The situation in Djibouti demonstrates just how politically sensitive water issues can be. It has received assistance from two politically at-odds Arab nations, Saudi Arabia and Libya.

But, tragically, both countries sent in equipment ill-designated for water drilling. The Saudi's contribution was a huge oil-drilling rig that is expensive to run and can only be moved with enormous tractors. Such rigs can drill down to 2,500 meters, but water in that region is normally reached at 100- 130 meters. Not to be outdone, Libya gave three more rigs that are four times the size of the Saudis'.

All this was going on while the real solution, according to Nino, lies in providing well water that can be drawn with hand pumps.

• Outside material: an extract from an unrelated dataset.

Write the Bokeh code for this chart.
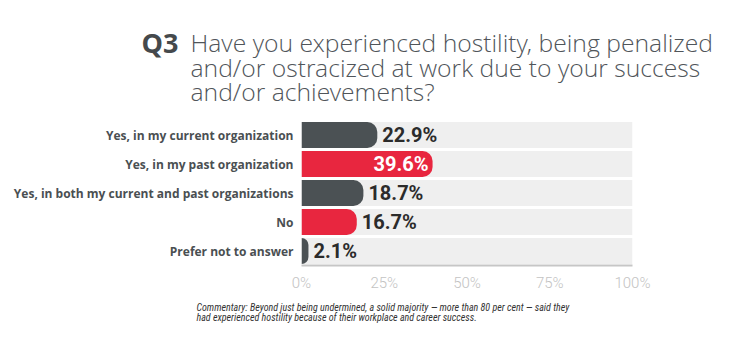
from bokeh.plotting import figure
from bokeh.layouts import column
from bokeh.models import Range1d, FactorRange, ColumnDataSource
from bokeh.core.properties import value
from bokeh.embed import file_html
from bokeh.resources import INLINE

categories = [
    "Yes, in my current organization",
    "Yes, in my past organization",
    "Yes, in both my current and past organizations",
    "No",
    "Prefer not to answer",
]
values = [22.9, 39.6, 18.7, 16.7, 2.1]
bar_colors = ["#4b5154", "#e8263f", "#4b5154", "#e8263f", "#4b5154"]
tick_values = [0, 25, 50, 75, 100]
tick_labels = {0: "0%", 25: "25%", 50: "50%", 75: "75%", 100: "100%"}

title_q = "Q3"
title_lines = [
    "Have you experienced hostility, being penalized",
    "and/or ostracized at work due to your success",
    "and/or achievements?",
]
footer_lines = [
    "Commentary: Beyond just being undermined, a solid majority \u2014 more than 80 per cent \u2014 said they",
    "had experienced hostility because of their workplace and career success.",
]

W = 749
TOP_H, MAIN_H, FOOT_H = 110, 185, 42


def blank(h):
    f = figure(width=W, height=h, x_range=Range1d(0, W), y_range=Range1d(0, h),
               output_backend="svg", toolbar_location=None, min_border=0,
               frame_align=False)
    f.axis.visible = False
    f.grid.visible = False
    f.outline_line_color = None
    f.background_fill_color = "white"
    f.border_fill_color = "white"
    return f


# ---- title ----
top = blank(TOP_H)
top.text(x=[141], y=[TOP_H - 42], text=[title_q],
         text_font=value("Open Sans"), text_font_style="bold", text_font_size="27px",
         text_color="#45494c", text_baseline="alphabetic")
top.text(x=[190] * 3, y=[TOP_H - 42, TOP_H - 66.5, TOP_H - 91], text=title_lines,
         text_font=value("Open Sans Light"), text_font_size="24.7px",
         text_color="#50555a", text_baseline="alphabetic")

# ---- main chart ----
p = figure(
    width=W, height=MAIN_H,
    x_range=Range1d(0, 100),
    y_range=FactorRange(*list(reversed(categories)), range_padding=0),
    output_backend="svg", toolbar_location=None,
    min_border_left=301, min_border_right=117,
    min_border_top=10, min_border_bottom=30,
    frame_align=False,
)
p.outline_line_color = None
p.background_fill_color = "white"
p.border_fill_color = "white"
p.grid.visible = False

src = ColumnDataSource(dict(
    cat=categories, val=values, color=bar_colors,
    full=[100] * len(values),
))
p.hbar(y="cat", left=0, right="full", height=0.9, source=src,
       fill_color="#efefef", line_color=None)
p.hbar(y="cat", left=0, right="val", height=0.9, source=src,
       fill_color="color", line_color=None, border_radius=(0, 10, 10, 0))

vmax = max(values)
outside = ColumnDataSource(dict(
    cat=[c for c, v in zip(categories, values) if v != vmax],
    val=[v for v in values if v != vmax],
    lab=[f"{v:.1f}%" for v in values if v != vmax],
))
inside = ColumnDataSource(dict(
    cat=[c for c, v in zip(categories, values) if v == vmax],
    val=[v for v in values if v == vmax],
    lab=[f"{v:.1f}%" for v in values if v == vmax],
))
p.text(x="val", y="cat", text="lab", source=outside, x_offset=5,
       text_font=value("Roboto"), text_font_style="bold", text_font_size="20px",
       text_color="#2b2b2b", text_baseline="middle", text_align="left")
p.text(x="val", y="cat", text="lab", source=inside, x_offset=-4,
       text_font=value("Roboto"), text_font_style="bold", text_font_size="20px",
       text_color="white", text_baseline="middle", text_align="right")

p.xaxis.ticker = tick_values
p.xaxis.major_label_overrides = tick_labels
p.xaxis.axis_line_color = "#c6c6c6"
p.xaxis.axis_line_width = 2
p.xaxis.major_tick_line_color = None
p.xaxis.minor_tick_line_color = None
p.xaxis.major_label_text_color = "#c3c3c3"
p.xaxis.major_label_text_font = "Roboto Light"
p.xaxis.major_label_text_font_size = "15px"
p.xaxis.major_label_standoff = 2

p.yaxis.axis_line_color = None
p.yaxis.major_tick_line_color = None
p.yaxis.minor_tick_line_color = None
p.yaxis.major_label_text_color = "#4a4f52"
p.yaxis.major_label_text_font = "Open Sans"
p.yaxis.major_label_text_font_style = "bold"
p.yaxis.major_label_text_font_size = "12px"
p.yaxis.major_label_standoff = 2

# ---- footer ----
foot = blank(FOOT_H)
foot.text(x=[196, 196], y=[FOOT_H - 12, FOOT_H - 22], text=footer_lines,
          text_font=value("Roboto Condensed"), text_font_style="italic", text_font_size="10px",
          text_color="#333333", text_baseline="alphabetic")

layout = column(top, p, foot, spacing=0)
open("out.html", "w").write(file_html(layout, INLINE))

In the long run, the most difficult task for the Water Decade will be keeping the wells and pumps it provides in working order. Some experts warn that too many water projects have been undertaken without adequately training the people who are to use and maintain them.

In India alone, UNICEF estimated in 1978, 70 percent of the pumps in rural villages had become unusable for one reason or another.

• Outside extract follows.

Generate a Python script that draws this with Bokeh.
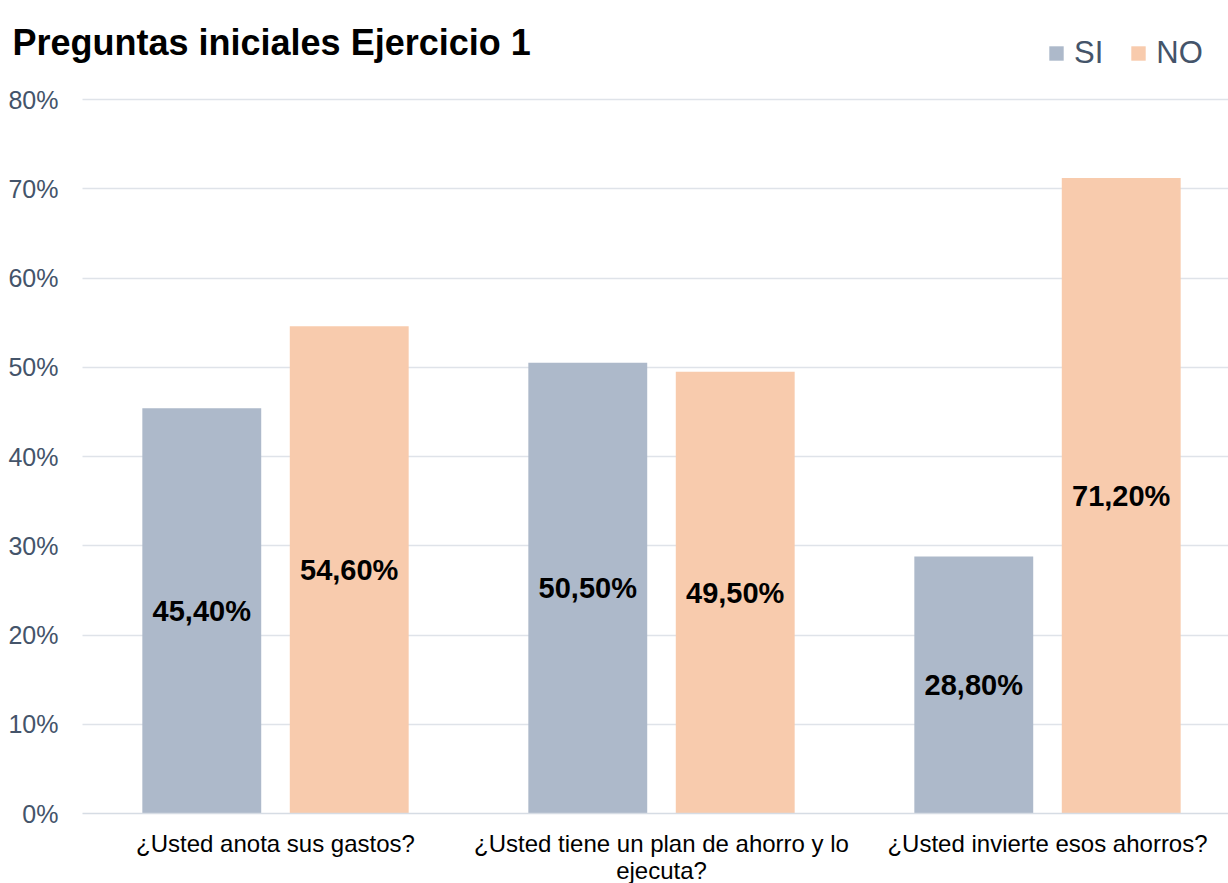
from bokeh.plotting import figure
from bokeh.models import (ColumnDataSource, Range1d, FixedTicker, PrintfTickFormatter,
                          Label, Legend, LegendItem)
from bokeh.transform import dodge
from bokeh.core.properties import value
from bokeh.embed import file_html
from bokeh.resources import INLINE

title = "Preguntas iniciales Ejercicio 1"
categories = ["¿Usted anota sus gastos?",
              "¿Usted tiene un plan de ahorro y lo\nejecuta?",
              "¿Usted invierte esos ahorros?"]
series = ["SI", "NO"]
si_values = [45.4, 50.5, 28.8]
no_values = [54.6, 49.5, 71.2]
y_ticks = [0, 10, 20, 30, 40, 50, 60, 70, 80]

SI_COLOR = "#adb9ca"
NO_COLOR = "#f8cbad"
FONT = "Liberation Sans"

W, H = 1228, 883
PLOT_LEFT = 82          # left edge of plotting area (px)
ZERO_Y = 813            # pixel row of the 0 % line
px_per_unit_y = (813 - 99) / 80.0
group_px = 386.0

x_left = -0.5                                  # left edge of plotting area (data)
x_start = x_left - PLOT_LEFT / group_px        # canvas left edge (data)
x_end = x_left + (W - PLOT_LEFT) / group_px    # canvas right edge (data)
y_start = -(H - ZERO_Y) / px_per_unit_y
y_end = ZERO_Y / px_per_unit_y


def fmt(v):
    return ("%.2f%%" % v).replace(".", ",")


idx = list(range(len(categories)))
src = ColumnDataSource(dict(
    x=idx,
    si=si_values, no=no_values,
    si_mid=[v / 2 for v in si_values], no_mid=[v / 2 for v in no_values],
    si_lab=[fmt(v) for v in si_values], no_lab=[fmt(v) for v in no_values],
))

p = figure(width=W, height=H, output_backend="svg", toolbar_location=None,
           x_range=Range1d(x_start, x_end),
           y_range=Range1d(y_start, y_end),
           min_border_left=0, min_border_right=0, min_border_top=0,
           min_border_bottom=0)
p.outline_line_color = None
p.background_fill_color = "white"
p.border_fill_color = "white"

bw = 0.308
off = 0.191
r_si = p.vbar(x=dodge("x", -off), top="si", bottom=0, width=bw, source=src,
              fill_color=SI_COLOR, line_color=None)
r_no = p.vbar(x=dodge("x", off), top="no", bottom=0, width=bw, source=src,
              fill_color=NO_COLOR, line_color=None)

for xo, yc, tc in ((-off, "si_mid", "si_lab"), (off, "no_mid", "no_lab")):
    p.text(x=dodge("x", xo), y=yc, text=tc, source=src,
           text_align="center", text_baseline="middle", text_font=value(FONT),
           text_font_style="bold", text_font_size="29px", text_color="black")

# grid
p.xgrid.grid_line_color = None
p.ygrid.grid_line_color = "#dfe3e9"
p.ygrid.grid_line_width = 1.5
p.ygrid.ticker = FixedTicker(ticks=y_ticks[1:])
p.ygrid.cross_bounds = (x_left, x_end)

# y axis (drawn at the left edge of the plotting area)
p.yaxis.fixed_location = x_left
p.yaxis.ticker = FixedTicker(ticks=y_ticks)
p.yaxis.formatter = PrintfTickFormatter(format="%d%%")
p.yaxis.axis_line_color = None
p.yaxis.major_tick_line_color = None
p.yaxis.minor_tick_line_color = None
p.yaxis.major_label_text_font = FONT
p.yaxis.major_label_text_font_size = "25px"
p.yaxis.major_label_text_color = "#44546a"
p.yaxis.major_label_standoff = 18

# x axis (drawn on the 0 line)
p.xaxis.fixed_location = 0
p.xaxis.ticker = FixedTicker(ticks=idx)
p.xaxis.major_label_overrides = {i: c for i, c in zip(idx, categories)}
p.xaxis.bounds = (x_left, x_end)
p.xaxis.axis_line_color = "#d6dce4"
p.xaxis.axis_line_width = 1.5
p.xaxis.major_tick_line_color = None
p.xaxis.minor_tick_line_color = None
p.xaxis.major_label_text_font = FONT
p.xaxis.major_label_text_font_size = "24px"
p.xaxis.major_label_text_color = "black"
p.xaxis.major_label_standoff = 10
p.xaxis.major_label_text_line_height = 1.0

# title
p.add_layout(Label(x=12, y=H - 42, x_units="screen", y_units="screen",
                   text=title, text_font=FONT, text_font_style="bold",
                   text_font_size="36px", text_color="black",
                   text_baseline="alphabetic", text_align="left"))

# legend
legend = Legend(items=[LegendItem(label=series[0], renderers=[r_si]),
                       LegendItem(label=series[1], renderers=[r_no])],
                location=(1047, H - 71), orientation="horizontal",
                glyph_width=18, glyph_height=18, label_standoff=9, spacing=26,
                padding=0, margin=0, border_line_color=None,
                background_fill_alpha=0, label_text_font=FONT,
                label_text_font_size="31px", label_text_color="#44546a")
p.add_layout(legend)

open("out.html", "w").write(file_html(p, INLINE))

"Even if there are good plans," Craig Hafner of the US Peace Corps says, "they won't work in the long run if the local people are not brought on board through education in maintaining the wells. This takes time. Malawi, for example, is a country where very successful water projects were carried out with extensive community involvement. But it took over 10 years to get it going properly. The question before the Water Decade is whether donor countries and agencies will undercut the whole idea by pressuring countries to install equipment without allowing time for community participation to develop."

Meanwhile, an elite corps of water engineers continues its ceaseless journeys across the planet to water the dry places of the earth. For Nino Bertoni, it is a career he wishes would never end, although in a matter of months he will reach UNICEF's mandatory retirement age.

But for the moment, the man known as Nunu is not wasting time thinking about that. He must catch a plane to help a country whose water supply was as totally devastated as its population -- Cambodia.